为什么 std::to_string() 没有模板化？

Question

As stated here std::string is not a template function but rather the standard choose to use function overloading to provide this function for different types. My question is why use overloading when template/specialisation seems to make more sense to me in this case? Consider that if the standard has defined something like this:

template <typename T>
std::string std::to_string(const T& v);

Then we can freely add specialisation for any type in our program to conform to this signature, thus C++ will have a uniform way to transform types into human-readable strings. Why not do this? What's the thinking behind the current design?

Edit 1:

The main critic I have for the current design is that adding an overload to std is not allowed so we can not write anything like std:to_string(object-that-is-of-user-defined-types) and has to fall back on defining a to_string() in their own namespace and remember where to use their version or the std version depends on the types they are dealing with... This sounds like a headache for me.
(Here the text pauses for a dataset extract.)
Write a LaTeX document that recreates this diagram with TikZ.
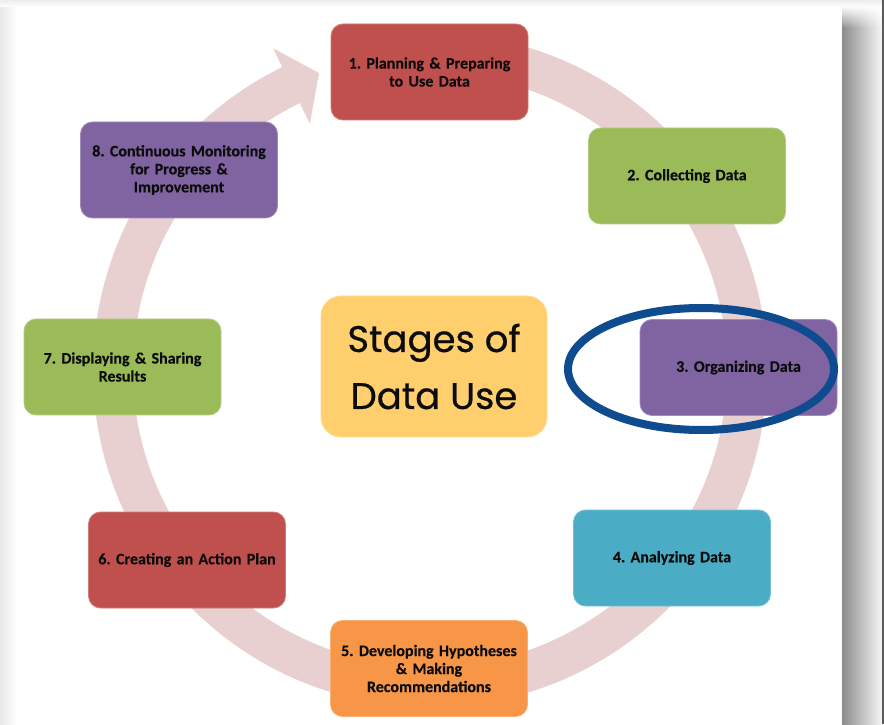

One thing I really liked about Python (or some other languages) is that you can make your own type work just like a native type by implementing some magic methods. I think what this question is fundamentally about is that why C++ decided to disallow people to implement std::to_string() for their own type and thus forbid us from conforming to the same interface everywhere.

For common things like hash or to_string() , isn't it better to have a single interface on language/ stdlib level and then expect users to conform to that interface, rather than having multiple interfaces?

Answer 1

why C++ decided to disallow people to implement std::to_string for their own type

This is where ADL is useful. We already have the example of how to correctly do this with std::swap , which is successfully done in many codebases already:

template <typename T>
void swap_example(T & a, T & b) {
    using std::swap;
    swap(a, b);
}

This works if the namespace T is declared in has a compatible swap() function, without needing to overload std::swap . We can do the same thing with std::to_string :

template <typename T>
void to_string_example(T const & x) {
    using std::to_string;
    to_string(x);
}

This will likewise work if the namespace T is declared in has a to_string function that can accept a T const & argument. For example:

namespace example {
    class Foo;

    std::string to_string(Foo const &);
}

to_string_example(example::Foo{}) would find and use the corresponding example::to_string function.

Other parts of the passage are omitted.